[THE EXERCISE]:
Beginning with the first line, set down every line through the one containing "const yTicks = [-80, -60, -40, -20, 0, 20];", exactly as it appears, but not the pictures.
------------------------------------------------------------------------
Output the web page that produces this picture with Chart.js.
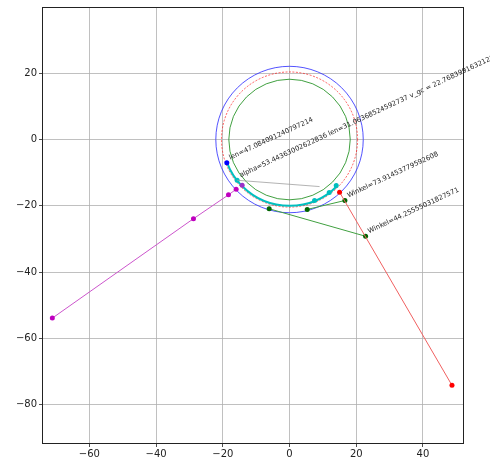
<!DOCTYPE html>
<html>
<head>
<meta charset="utf-8">
<script src="https://cdn.jsdelivr.net/npm/chart.js@4.4.1/dist/chart.umd.min.js"></script>
<style>
  html, body { margin: 0; padding: 0; background: #fff; }
</style>
</head>
<body>
<canvas id="myChart" width="490" height="463"></canvas>
<script>
// tick labels
const xTicks = [-60, -40, -20, 0, 20, 40];
const yTicks = [-80, -60, -40, -20, 0, 20];

// circles around the origin (radius)
const blueCircleR = 22.1;
const redCircleR = 20.4;
const greenCircleR = 18.2;
// cyan arc: radius, start / end angle in degrees
const cyanArcR = 20.0;
const cyanArcAngles = [200.4, 315.2];

// series
const magentaPath = [
    { x: -71.1, y: -53.9 }, { x: -28.8, y: -23.9 },
    { x: -18.3, y: -16.7 }, { x: -16.0, y: -15.0 }
];
const purplePoint = [{ x: -14.2, y: -13.8 }];
const redPath = [{ x: 15.0, y: -15.9 }, { x: 48.7, y: -74.2 }];
const greenPathA = [{ x: -6.1, y: -20.9 }, { x: 22.8, y: -29.2 }];
const greenPathB = [{ x: 5.3, y: -21.1 }, { x: 16.6, y: -18.4 }];
const cyanPoints = [
    { x: -15.7, y: -12.3 }, { x: 7.5, y: -18.4 },
    { x: 11.9, y: -16.0 }, { x: 14.0, y: -13.9 }
];
const bluePoint = [{ x: -18.8, y: -7.0 }];
const grayPath = [{ x: -15.7, y: -12.3 }, { x: 9.0, y: -14.2 }];

// annotations (text, anchor point)
const notes = [
    { text: 'len=47.084091240797214', x: -18.8, y: -7.0 },
    { text: 'alpha=53.44363002622836 len=31.06368524592737 v_gc = 22.768399163212337', x: -15.7, y: -12.3 },
    { text: 'Winkel=73.91453779592608', x: 16.6, y: -18.4 },
    { text: 'Winkel=44.25555031827571', x: 22.8, y: -29.2 }
];

// circles, arc, text and frame drawn through the chart scales
const extras = {
    id: 'extras',
    beforeDatasetsDraw(chart) {
        const { ctx, chartArea: a, scales: { x, y } } = chart;
        const cx = x.getPixelForValue(0), cy = y.getPixelForValue(0);
        const rx = r => x.getPixelForValue(r) - cx;
        const ry = r => cy - y.getPixelForValue(r);
        ctx.save();
        ctx.beginPath();
        ctx.rect(a.left, a.top, a.right - a.left, a.bottom - a.top);
        ctx.clip();

        ctx.lineWidth = 1;
        ctx.strokeStyle = 'rgba(40,40,255,0.8)';
        ctx.beginPath();
        ctx.ellipse(cx, cy, rx(blueCircleR), ry(blueCircleR), 0, 0, Math.PI * 2);
        ctx.stroke();

        ctx.strokeStyle = 'rgba(255,0,0,0.8)';
        ctx.lineWidth = 0.8;
        ctx.setLineDash([2, 1.5]);
        ctx.beginPath();
        ctx.ellipse(cx, cy, rx(redCircleR), ry(redCircleR), 0, 0, Math.PI * 2);
        ctx.stroke();
        ctx.setLineDash([]);

        ctx.strokeStyle = 'rgba(0,128,0,0.75)';
        ctx.lineWidth = 1;
        ctx.beginPath();
        ctx.ellipse(cx, cy, rx(greenCircleR), ry(greenCircleR), 0, 0, Math.PI * 2);
        ctx.stroke();

        // canvas angles run clockwise, data angles counter-clockwise
        const a0 = -cyanArcAngles[1] * Math.PI / 180;
        const a1 = -cyanArcAngles[0] * Math.PI / 180;
        ctx.strokeStyle = '#00bfbf';
        ctx.lineWidth = 2;
        ctx.beginPath();
        ctx.ellipse(cx, cy, rx(cyanArcR), ry(cyanArcR), 0, a0, a1);
        ctx.stroke();
        ctx.restore();
    },
    afterDraw(chart) {
        const { ctx, chartArea: a, scales: { x, y } } = chart;
        ctx.save();
        ctx.fillStyle = '#222';
        ctx.font = '6.8px "DejaVu Sans"';
        ctx.textAlign = 'left';
        ctx.textBaseline = 'alphabetic';
        notes.forEach(n => {
            ctx.save();
            ctx.translate(x.getPixelForValue(n.x) + 3.5, y.getPixelForValue(n.y) - 3);
            ctx.rotate(-25 * Math.PI / 180);
            ctx.fillText(n.text, 0, 0);
            ctx.restore();
        });
        ctx.strokeStyle = '#222';
        ctx.lineWidth = 1;
        ctx.strokeRect(Math.round(a.left) - 0.5, Math.round(a.top) - 0.5,
            Math.round(a.right - a.left) + 1, Math.round(a.bottom - a.top) + 1);
        ctx.restore();
    }
};

function pathSet(data, line, point, width) {
    return {
        data: data,
        showLine: true,
        borderColor: line,
        borderWidth: width,
        backgroundColor: point,
        pointBackgroundColor: point,
        pointBorderWidth: 0,
        pointRadius: 2.5
    };
}

const ctx = document.getElementById('myChart').getContext('2d');
const minus = v => String(v).replace('-', '\u2212');

const myChart = new Chart(ctx, {
    type: 'scatter',
    data: {
        datasets: [
            pathSet(grayPath, '#a0a0a0', 'rgba(0,0,0,0)', 0.8),
            pathSet(magentaPath, '#cc55cc', '#bf00bf', 1),
            pathSet(purplePoint, '#9a30c8', '#9a30c8', 0),
            pathSet(redPath, '#f06060', '#ff0000', 1),
            pathSet(greenPathA, '#40a040', '#006400', 1),
            pathSet(greenPathB, '#40a040', '#006400', 1),
            pathSet(cyanPoints, 'rgba(0,0,0,0)', '#00bfbf', 0),
            pathSet(bluePoint, 'rgba(0,0,0,0)', '#0000ff', 0)
        ]
    },
    options: {
        responsive: false,
        animation: false,
        devicePixelRatio: 1,
        layout: { padding: { top: 5, right: 27, left: 0, bottom: 0 } },
        plugins: { legend: { display: false }, tooltip: { enabled: false } },
        scales: {
            x: {
                type: 'linear',
                min: -73.9,
                max: 52.0,
                afterBuildTicks: s => { s.ticks = xTicks.map(v => ({ value: v })); },
                afterFit: s => { s.height = 20; },
                ticks: {
                    callback: minus,
                    color: '#222',
                    font: { family: 'DejaVu Sans', size: 10 },
                    padding: 1,
                    maxRotation: 0
                },
                grid: { color: '#b0b0b0', lineWidth: 0.8, tickColor: '#222', tickLength: 4 },
                border: { display: false }
            },
            y: {
                type: 'linear',
                min: -91.6,
                max: 39.7,
                afterBuildTicks: s => { s.ticks = yTicks.map(v => ({ value: v })); },
                afterFit: s => { s.width = 43; },
                ticks: {
                    callback: minus,
                    color: '#222',
                    font: { family: 'DejaVu Sans', size: 10 },
                    padding: 2
                },
                grid: { color: '#b0b0b0', lineWidth: 0.8, tickColor: '#222', tickLength: 4 },
                border: { display: false }
            }
        }
    },
    plugins: [extras]
});
</script>
</body>
</html>
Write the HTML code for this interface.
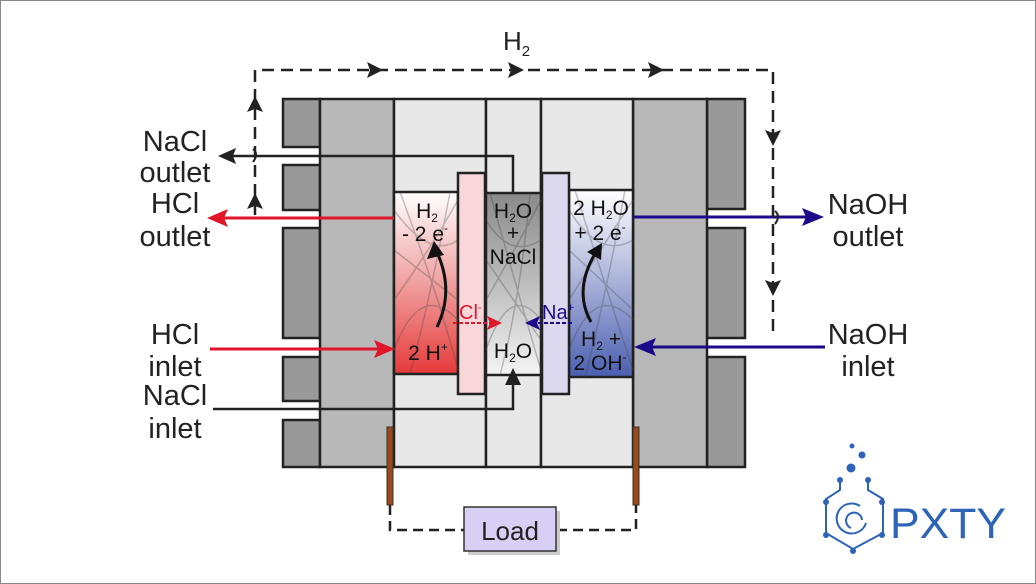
<!DOCTYPE html>
<html><head><meta charset="utf-8"><style>
html,body{margin:0;padding:0;background:#fff}
svg{display:block}
text{font-family:"Liberation Sans",Arial,sans-serif}
</style></head><body>
<svg width="1036" height="584" viewBox="0 0 1036 584" xmlns="http://www.w3.org/2000/svg">
<defs>
<linearGradient id="gr" x1="0" y1="0" x2="0" y2="1"><stop offset="0" stop-color="#fff"/><stop offset="0.5" stop-color="#f0a0a0"/><stop offset="1" stop-color="#e63a3a"/></linearGradient>
<linearGradient id="gb" x1="0" y1="0" x2="0" y2="1"><stop offset="0" stop-color="#fff"/><stop offset="0.5" stop-color="#a8b0d8"/><stop offset="1" stop-color="#4a5fb0"/></linearGradient>
<linearGradient id="gg" x1="0" y1="0" x2="0" y2="1"><stop offset="0" stop-color="#8a8a8a"/><stop offset="0.5" stop-color="#bdbdbd"/><stop offset="1" stop-color="#f4f4f4"/></linearGradient>
</defs>
<rect x="0.5" y="0.5" width="1035" height="583" fill="#fff" stroke="#888"/>
<g stroke="#222" stroke-width="2.5">
<rect x="283" y="99" width="37" height="48" fill="#999"/>
<rect x="283" y="165" width="37" height="45" fill="#999"/>
<rect x="283" y="228" width="37" height="110" fill="#999"/>
<rect x="283" y="357" width="37" height="44" fill="#999"/>
<rect x="283" y="420" width="37" height="47" fill="#999"/>
<rect x="707" y="99" width="38" height="110" fill="#999"/>
<rect x="707" y="228" width="38" height="110" fill="#999"/>
<rect x="707" y="357" width="38" height="110" fill="#999"/>
<rect x="320" y="99" width="74" height="368" fill="#b8b8b8"/>
<rect x="633" y="99" width="74" height="368" fill="#b8b8b8"/>
<rect x="394" y="99" width="92" height="368" fill="#e8e8e8"/>
<rect x="486" y="99" width="55" height="368" fill="#e8e8e8"/>
<rect x="541" y="99" width="92" height="368" fill="#e8e8e8"/>
<rect x="394" y="192" width="64" height="182" fill="url(#gr)"/>
<rect x="486" y="193" width="55" height="182" fill="url(#gg)"/>
<rect x="569" y="190" width="64" height="187" fill="url(#gb)"/>
<rect x="458" y="173" width="27" height="221" fill="#f8d6da"/>
<rect x="542" y="173" width="27" height="221" fill="#dcd8f0"/>
</g>
<g stroke="#444" stroke-width="1.5" opacity="0.3" fill="none">
<path d="M394,210 Q430,260 458,240 M400,192 Q440,300 458,370 M394,300 Q430,250 458,200 M394,350 Q420,280 458,320 M410,374 Q430,300 450,192 M394,250 L458,300"/>
<path d="M486,220 Q510,260 541,240 M490,193 Q520,300 541,370 M486,300 Q515,250 541,200 M486,350 Q510,280 541,320 M500,375 Q520,300 530,193 M486,260 L541,340"/>
<path d="M569,210 Q600,260 633,240 M575,190 Q610,300 633,370 M569,300 Q600,250 633,200 M569,350 Q595,280 633,320 M585,377 Q605,300 625,190 M569,250 L633,310"/>
</g>
<path d="M320,156 H513 V193" stroke="#222" stroke-width="2.5" fill="none"/>
<path d="M320,409 H513 V376" stroke="#222" stroke-width="2.5" fill="none"/>
<path d="M320,156 H225" stroke="#222" stroke-width="2.5"/>
<polygon points="218,156 236,148 233,156 236,164" fill="#222"/>
<path d="M213,409 H320" stroke="#222" stroke-width="2.5"/>
<polygon points="513,368 505,385 521,385" fill="#222"/>
<path d="M394,218 H215" stroke="#e0162b" stroke-width="3"/>
<polygon points="207,218 228,209 224,218 228,227" fill="#e0162b"/>
<path d="M210,349 H380" stroke="#e0162b" stroke-width="3"/>
<polygon points="395,349 374,340 378,349 374,358" fill="#e0162b"/>
<path d="M633,217 H810" stroke="#1d0a8a" stroke-width="3"/>
<polygon points="824,217 802,208 806,217 802,226" fill="#1d0a8a"/>
<path d="M825,347 H648" stroke="#1d0a8a" stroke-width="3"/>
<polygon points="634,347 656,338 652,347 656,356" fill="#1d0a8a"/>
<g stroke="#222" stroke-width="2.5" fill="none" stroke-dasharray="12,7">
<path d="M255,215 V70 H773 V335"/>
</g>
<path d="M253,149 q6,5 0,13" stroke="#222" stroke-width="2" fill="none"/>
<path d="M775,211 q6,5 0,13" stroke="#222" stroke-width="2" fill="none"/>
<g fill="#222">
<polygon points="383,70 367,62 370,70 367,78"/>
<polygon points="524,70 508,62 511,70 508,78"/>
<polygon points="664,70 648,62 651,70 648,78"/>
<polygon points="255,96 247,112 255,109 263,112"/>
<polygon points="255,193 247,209 255,206 263,209"/>
<polygon points="773,146 765,130 773,133 781,130"/>
<polygon points="773,296 765,280 773,283 781,280"/>
</g>
<path d="M437,327 Q455,290 436,250" stroke="#111" stroke-width="3" fill="none"/>
<polygon points="434,241 427,259 444,255" fill="#111"/>
<path d="M591,322 Q573,290 596,252" stroke="#111" stroke-width="3" fill="none"/>
<polygon points="602,243 587,252 601,260" fill="#111"/>
<path d="M453,323 H492" stroke="#e0162b" stroke-width="2" stroke-dasharray="4,2"/>
<polygon points="502,323 487,316 490,323 487,330" fill="#e0162b"/>
<path d="M572,323 H535" stroke="#1d0a8a" stroke-width="2" stroke-dasharray="4,2"/>
<polygon points="525,323 540,316 537,323 540,330" fill="#1d0a8a"/>
<rect x="387" y="427" width="6" height="78" fill="#9a4a1a" stroke="#333"/>
<rect x="633" y="427" width="6" height="78" fill="#9a4a1a" stroke="#333"/>
<path d="M390,505 V530 H636 V505" stroke="#222" stroke-width="2.5" fill="none" stroke-dasharray="10,6"/>
<rect x="468" y="511" width="92" height="44" fill="#ccc" />
<rect x="464" y="507" width="92" height="44" fill="#d8d0f4" stroke="#333" stroke-width="1.5"/>
<text x="510" y="540" font-size="26" text-anchor="middle" fill="#222">Load</text>
<g fill="#222" font-size="29" text-anchor="middle">
<text x="175" y="151">NaCl</text><text x="175" y="182">outlet</text>
<text x="175" y="213">HCl</text><text x="175" y="246">outlet</text>
<text x="175" y="344">HCl</text><text x="175" y="376">inlet</text>
<text x="175" y="405">NaCl</text><text x="175" y="438">inlet</text>
<text x="868" y="214">NaOH</text><text x="868" y="246">outlet</text>
<text x="868" y="344">NaOH</text><text x="868" y="376">inlet</text>
</g>
<text x="503" y="50" font-size="26" fill="#222">H<tspan font-size="15" dy="6">2</tspan></text>
<g fill="#111" font-size="21" text-anchor="middle">
<text x="427" y="218">H<tspan font-size="12" dy="4">2</tspan></text>
<text x="425" y="241">- 2 e<tspan font-size="12" dy="-9">-</tspan></text>
<text x="428" y="360">2 H<tspan font-size="12" dy="-9">+</tspan></text>
<text x="513" y="218">H<tspan font-size="12" dy="4">2</tspan><tspan dy="-4">O</tspan></text>
<text x="513" y="240">+</text>
<text x="513" y="264">NaCl</text>
<text x="513" y="358">H<tspan font-size="12" dy="4">2</tspan><tspan dy="-4">O</tspan></text>
<text x="601" y="215">2 H<tspan font-size="12" dy="4">2</tspan><tspan dy="-4">O</tspan></text>
<text x="600" y="240">+ 2 e<tspan font-size="12" dy="-9">-</tspan></text>
<text x="601" y="346">H<tspan font-size="12" dy="4">2</tspan><tspan dy="-4"> +</tspan></text>
<text x="600" y="370">2 OH<tspan font-size="12" dy="-9">-</tspan></text>
</g>
<text x="459" y="319" font-size="20" fill="#e0162b">Cl<tspan font-size="11" dy="-8">-</tspan></text>
<text x="542" y="319" font-size="20" fill="#1d0a8a">Na<tspan font-size="11" dy="-8">+</tspan></text>
<g fill="#2d64b8" stroke="#2d64b8">
<circle cx="852" cy="446" r="2.5" stroke="none"/>
<circle cx="862" cy="455" r="3.5" stroke="none"/>
<circle cx="851" cy="468" r="4.5" stroke="none"/>
<path d="M840,480 V490 L826,499 V533 L853,549 L883,533 V499 L868,490 V480" fill="none" stroke-width="2"/>
<circle cx="840" cy="480" r="3" stroke="none"/><circle cx="868" cy="480" r="3" stroke="none"/>
<circle cx="826" cy="502" r="3" stroke="none"/><circle cx="882" cy="502" r="3" stroke="none"/>
<circle cx="826" cy="535" r="3" stroke="none"/><circle cx="882" cy="535" r="3" stroke="none"/>
<circle cx="853" cy="551" r="3" stroke="none"/>
<path d="M866,523 A15,15 0 1 1 860,506 M851,528 A8,8 0 1 1 862,520" fill="none" stroke-width="2"/>
</g>
<text x="890" y="538" font-size="43" fill="#2d64b8" textLength="116" lengthAdjust="spacingAndGlyphs">PXTY</text>
</svg>
</body></html>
------------------------------------------------------------------------
[SOLVED EXERCISE]:
Output the web page that produces this picture with Chart.js.
<!DOCTYPE html>
<html>
<head>
<meta charset="utf-8">
<script src="https://cdn.jsdelivr.net/npm/chart.js@4.4.1/dist/chart.umd.min.js"></script>
<style>
  html, body { margin: 0; padding: 0; background: #fff; }
</style>
</head>
<body>
<canvas id="myChart" width="490" height="463"></canvas>
<script>
// tick labels
const xTicks = [-60, -40, -20, 0, 20, 40];
const yTicks = [-80, -60, -40, -20, 0, 20];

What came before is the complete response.